Set task → Retype the data exactly, from its first line to the line containing "import plotly.graph_objects as go", including both, and skip any picture.

## Begin Supplied material

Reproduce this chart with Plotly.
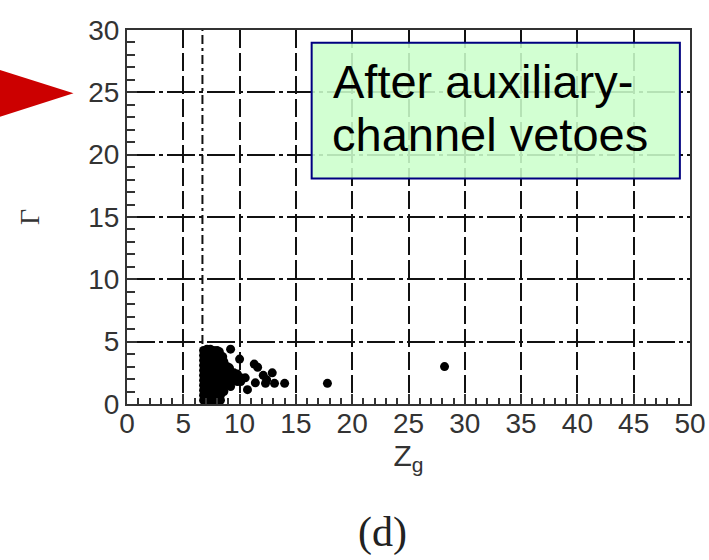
import plotly.graph_objects as go

# Event population after the auxiliary-channel vetoes: the dense group just
# above the Z_g threshold and the sparser events to its right.
cluster_zg = [
    6.8, 7.1, 7.4, 7.7, 8.0, 8.2,
    6.8, 7.1, 7.4, 7.7, 8.0, 8.3, 8.5,
    6.8, 7.1, 7.4, 7.7, 8.0, 8.3, 8.6,
    6.8, 7.1, 7.4, 7.7, 8.0, 8.3, 8.6, 8.9, 9.1,
    6.8, 7.1, 7.4, 7.7, 8.0, 8.3, 8.6, 8.9, 9.2, 9.5, 9.8,
    6.8, 7.1, 7.4, 7.7, 8.0, 8.3, 8.6, 8.9, 9.2, 9.5, 9.8, 10.1, 10.5,
    6.8, 7.1, 7.4, 7.7, 8.0, 8.3, 8.6, 8.9, 9.2, 9.5, 9.8, 10.1,
    6.8, 7.1, 7.4, 7.7, 8.0, 8.3, 8.6, 8.9, 9.2,
    6.8, 7.1, 7.4, 7.7, 8.0, 8.3, 8.6,
    6.8, 7.1, 7.4, 7.7, 8.0, 8.3,
    6.8, 7.1, 7.4, 7.7, 8.0, 8.3,
]
cluster_gamma = [
    4.3, 4.4, 4.4, 4.3, 4.3, 4.2,
    3.9, 3.9, 3.9, 3.9, 3.9, 3.9, 3.8,
    3.5, 3.5, 3.5, 3.5, 3.5, 3.5, 3.4,
    3.1, 3.1, 3.1, 3.1, 3.1, 3.1, 3.1, 3.0, 2.9,
    2.7, 2.7, 2.7, 2.7, 2.7, 2.7, 2.7, 2.7, 2.6, 2.5, 2.4,
    2.3, 2.3, 2.3, 2.3, 2.3, 2.3, 2.3, 2.3, 2.3, 2.2, 2.2, 2.1, 2.1,
    1.9, 1.9, 1.9, 1.9, 1.9, 1.9, 1.9, 1.9, 1.9, 1.9, 1.8, 1.8,
    1.5, 1.5, 1.5, 1.5, 1.5, 1.5, 1.5, 1.5, 1.4,
    1.1, 1.1, 1.1, 1.1, 1.1, 1.1, 1.0,
    0.7, 0.7, 0.7, 0.7, 0.7, 0.7,
    0.3, 0.3, 0.3, 0.3, 0.3, 0.3,
]
outlier_zg = [9.2, 10.0, 11.3, 11.6, 12.1, 12.9, 12.4, 11.4, 12.3, 13.1, 14.0, 10.7, 17.8, 28.2]
outlier_gamma = [4.4, 3.6, 3.2, 2.95, 2.3, 2.5, 1.95, 1.7, 1.66, 1.66, 1.66, 1.15, 1.66, 3.0]

zg_threshold = 6.7
x_ticks = [0, 5, 10, 15, 20, 25, 30, 35, 40, 45, 50]
y_ticks = [0, 5, 10, 15, 20, 25, 30]

W, H = 709, 560
L, R, T, B = 127, 19, 30, 156
PW, PH = W - L - R, H - T - B


def paper(px, py):
    """Pixel position on the page -> paper coordinates."""
    return (px - L) / PW, (H - B - py) / PH


fig = go.Figure()
fig.add_trace(go.Scatter(
    x=cluster_zg + outlier_zg, y=cluster_gamma + outlier_gamma,
    mode="markers", marker=dict(color="black", size=9, line=dict(width=0)),
    showlegend=False, hoverinfo="skip",
))

axis_common = dict(
    showline=True, linewidth=2, linecolor="#333", mirror=True,
    ticks="inside", ticklen=10, tickwidth=2, tickcolor="#333",
    showgrid=True, gridcolor="#111", gridwidth=2,
    zeroline=False,
    tickfont=dict(family="Liberation Sans", size=28, color="#333"),
)
fig.update_xaxes(
    range=[0, 50], tickvals=x_ticks, griddash="18px,5px",
    ticklabelstandoff=-7,
    minor=dict(dtick=1, tick0=0, ticks="inside", ticklen=6, tickwidth=1.5,
               tickcolor="#333", showgrid=False),
    title=dict(text="Z<sub>g</sub>", standoff=2,
               font=dict(family="Liberation Sans", size=30, color="#333")),
    **axis_common,
)
fig.update_yaxes(
    range=[0, 30], tickvals=y_ticks, griddash="28px,4px,4px,4px",
    minor=dict(dtick=1, tick0=0, ticks="inside", ticklen=8, tickwidth=1.5,
               tickcolor="#333", showgrid=False),
    title=dict(text="Γ", standoff=40,
               font=dict(family="Liberation Serif", size=28, color="#333")),
    **axis_common,
)

# Z_g threshold line
fig.add_shape(type="line", xref="x", yref="y", x0=zg_threshold, x1=zg_threshold,
              y0=0, y1=30, line=dict(color="#111", width=2, dash="9px,4px,3px,4px"),
              layer="below")

# Label box
fig.add_shape(type="rect", xref="x", yref="y", x0=16.4, x1=49.1, y0=18.08, y1=28.98,
              fillcolor="rgba(204,255,204,0.88)", line=dict(color="#000080", width=2),
              layer="above")
box_font = dict(family="Liberation Sans", size=47, color="black")
fig.add_annotation(x=18.1, y=25.9, xref="x", yref="y", text="After auxiliary-",
                   showarrow=False, xanchor="left", yanchor="middle", font=box_font)
fig.add_annotation(x=18.0, y=21.6, xref="x", yref="y", text="channel vetoes",
                   showarrow=False, xanchor="left", yanchor="middle", font=box_font)

# Red pointer on the left margin
p1, p2, p3 = paper(0, 70), paper(73.5, 93.3), paper(0, 116.7)
fig.add_shape(type="path", xref="paper", yref="paper",
              path=f"M {p1[0]},{p1[1]} L {p2[0]},{p2[1]} L {p3[0]},{p3[1]} Z",
              fillcolor="#cc0000", line=dict(width=0))

# Panel label
dx, dy = paper(382, 532)
fig.add_annotation(x=dx, y=dy, xref="paper", yref="paper", text="(d)",
                   showarrow=False, xanchor="center", yanchor="middle",
                   font=dict(family="Liberation Serif", size=42, color="#222"))

fig.update_layout(
    width=W, height=H, margin=dict(l=L, r=R, t=T, b=B, autoexpand=False),
    paper_bgcolor="white", plot_bgcolor="white",
)
fig.write_html("out.html")
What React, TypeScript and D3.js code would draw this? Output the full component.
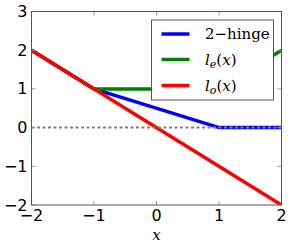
import * as d3 from 'd3';
import React from 'react';

// series
const hingeX = [-2, -1, 1, 2];
const hingeY = [2, 1, 0, 0];
const evenX = [-2, -1, 1, 2];
const evenY = [2, 1, 1, 2];
const oddX = [-2, 2];
const oddY = [2, -2];

const xTicks = [-2, -1, 0, 1, 2];
const yTicks = [-2, -1, 0, 1, 2, 3];

const W = 291;
const H = 247;
const left = 31.5;
const right = 281.5;
const top = 11.5;
const bottom = 205;

const x = d3.scaleLinear().domain([-2, 2]).range([left, right]);
const y = d3.scaleLinear().domain([-2, 3]).range([bottom, top]);

const line = d3
  .line<[number, number]>()
  .x(d => x(d[0]))
  .y(d => y(d[1]));

const pts = (xs: number[], ys: number[]) =>
  xs.map((v, i) => [v, ys[i]] as [number, number]);

const series = [
  {name: 'hinge', color: '#0000ff', data: pts(hingeX, hingeY)},
  {name: 'even', color: '#008000', data: pts(evenX, evenY)},
  {name: 'odd', color: '#ff0000', data: pts(oddX, oddY)},
];

const tickFont = {fontFamily: 'DejaVu Sans', fontSize: 16, fill: '#000'};
const serif = {fontFamily: 'DejaVu Serif', fontSize: 15, fill: '#000'};

function LegendLabel({i}: {i: number}) {
  if (i === 0) return <tspan>2−hinge</tspan>;
  const sub = i === 1 ? 'e' : 'o';
  return (
    <>
      <tspan fontStyle="italic">l</tspan>
      <tspan fontStyle="italic" fontSize={11} dy={3}>{sub}</tspan>
      <tspan dy={-3}>(</tspan>
      <tspan fontStyle="italic">x</tspan>
      <tspan>)</tspan>
    </>
  );
}

export default function App() {
  const legendRows = [34, 59.5, 85.5];
  return (
    <svg width={W} height={H} style={{position: 'absolute', left: 0, top: 0}}>
      <rect width={W} height={H} fill="#fff" />
      <defs>
        <clipPath id="plot">
          <rect x={left} y={top} width={right - left} height={bottom - top} />
        </clipPath>
      </defs>
      <g clipPath="url(#plot)">
        {series.map(s => (
          <path key={s.name} d={line(s.data) || ''} fill="none" stroke={s.color} strokeWidth={3.5} />
        ))}
        <line x1={left} x2={right} y1={y(0)} y2={y(0)} stroke="#808080" strokeWidth={2} strokeDasharray="3,2.5" />
      </g>
      {/* ticks */}
      {xTicks.map(t => (
        <g key={'x' + t}>
          <line x1={x(t)} x2={x(t)} y1={bottom} y2={bottom - 4} stroke="#999" />
          <line x1={x(t)} x2={x(t)} y1={top} y2={top + 4} stroke="#999" />
          <text x={x(t)} y={221} textAnchor="middle" {...tickFont}>
            {t < 0 ? '−' + Math.abs(t) : t}
          </text>
        </g>
      ))}
      {yTicks.map(t => (
        <g key={'y' + t}>
          <line x1={left} x2={left + 4} y1={y(t)} y2={y(t)} stroke="#999" />
          <line x1={right} x2={right - 4} y1={y(t)} y2={y(t)} stroke="#999" />
          <text x={27.5} y={y(t) + 5.5} textAnchor="end" {...tickFont}>
            {t < 0 ? '−' + Math.abs(t) : t}
          </text>
        </g>
      ))}
      <rect x={left} y={top} width={right - left} height={bottom - top} fill="none" stroke="#555" strokeWidth={1} />
      <text x={x(0)} y={240} textAnchor="middle" {...serif} fontStyle="italic">x</text>
      {/* legend */}
      <rect x={151.5} y={20} width={122} height={80} fill="#fff" stroke="#555" strokeWidth={1} />
      {series.map((s, i) => (
        <g key={'leg' + s.name}>
          <line x1={161.5} x2={189.5} y1={legendRows[i]} y2={legendRows[i]} stroke={s.color} strokeWidth={3.5} />
          <text x={205} y={legendRows[i] + 5} {...serif}>
            <LegendLabel i={i} />
          </text>
        </g>
      ))}
    </svg>
  );
}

## End Supplied material

The completed task →
Reproduce this chart with Plotly.
import plotly.graph_objects as go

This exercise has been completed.